TF-IDF vs. BM25
1. Introduction
In search engine databases, efficient querying and ranking of documents is crucial. This lesson explores two popular methods for ranking: TF-IDF (Term Frequency-Inverse Document Frequency) and BM25 (Best Matching 25). Understanding their differences, advantages, and use cases is essential for optimizing search algorithms.
2. TF-IDF
TF-IDF is a statistical measurement that evaluates the importance of a word in a document relative to a collection (corpus) of documents. It is calculated using two components:
- Term Frequency (TF): Measures how frequently a term appears in a document. The formula is:
- Inverse Document Frequency (IDF): Measures the importance of the term across all documents. The formula is:
- Finally, TF-IDF is calculated as:
TF(t, d) = (Number of times term t appears in document d) / (Total number of terms in document d)

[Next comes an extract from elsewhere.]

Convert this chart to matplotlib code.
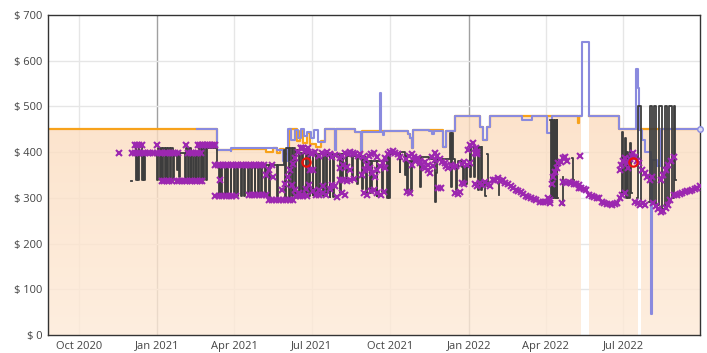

IDF(t) = log_e(Total number of documents / Number of documents containing term t)
TF-IDF(t, d) = TF(t, d) * IDF(t)
TF-IDF helps prioritize documents that contain the search terms more frequently while penalizing common words.
3. BM25
BM25 is an extension of TF-IDF and incorporates several improvements for ranking documents:
- Document Length Normalization: It adjusts for the length of documents, ensuring that longer documents do not have an unfair advantage.
- Term Saturation: It includes parameters to control how much additional occurrences of a term contribute to the score.

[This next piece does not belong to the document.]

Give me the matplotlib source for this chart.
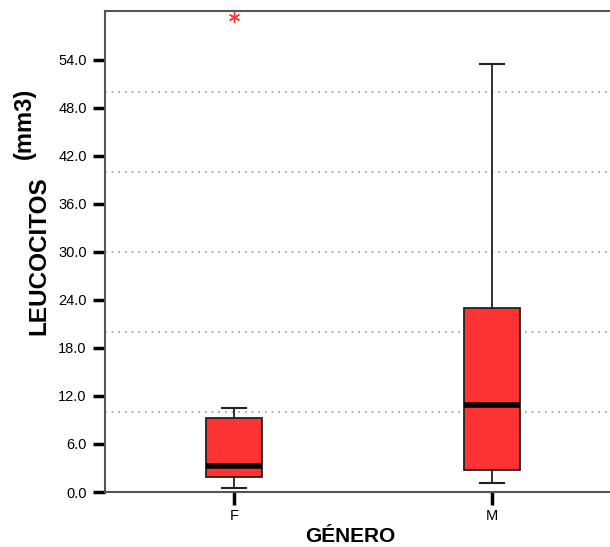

- The BM25 scoring formula is:
- Where:
BM25(t, d) = IDF(t) * (TF(t, d) * (k1 + 1)) / (TF(t, d) + k1 * (1 - b + b * (len(d) / avglen)))
k1 = 1.2 (a tuning parameter)
b = 0.75 (controls the influence of document length)
len(d) = length of the document
avglen = average document length in the collection
4. Comparison
- TF-IDF is simpler and easier to implement.
- BM25 handles varying document lengths better.
- BM25 often performs better in practical applications.
5. Implementation
Below is a Python code example demonstrating how to implement TF-IDF and BM25 using the scikit-learn
and rank_bm25
libraries:
from sklearn.feature_extraction.text import TfidfVectorizer
from rank_bm25 import BM25Okapi
# Sample documents
documents = [
"the cat in the hat",
"the cat",
"the hat",
"a cat sat on the mat"
]
# TF-IDF Implementation
tfidf_vectorizer = TfidfVectorizer()
tfidf_matrix = tfidf_vectorizer.fit_transform(documents)
# BM25 Implementation
tokenized_corpus = [doc.split(" ") for doc in documents]
bm25 = BM25Okapi(tokenized_corpus)
# Query
query = "cat hat"
tokenized_query = query.split(" ")
bm25_scores = bm25.get_scores(tokenized_query)
print("TF-IDF Matrix:\n", tfidf_matrix.toarray())
print("BM25 Scores:\n", bm25_scores)
6. FAQ
What is the main advantage of BM25 over TF-IDF?
BM25 accounts for document length and term saturation, providing a more accurate ranking of documents in a search context.
Can TF-IDF still be useful in modern applications?
Yes, TF-IDF is still widely used for its simplicity and effectiveness in certain contexts, especially in smaller datasets.
Which algorithm should I use for my search engine?
For most applications, BM25 is preferred due to its robustness and adaptability to different scenarios.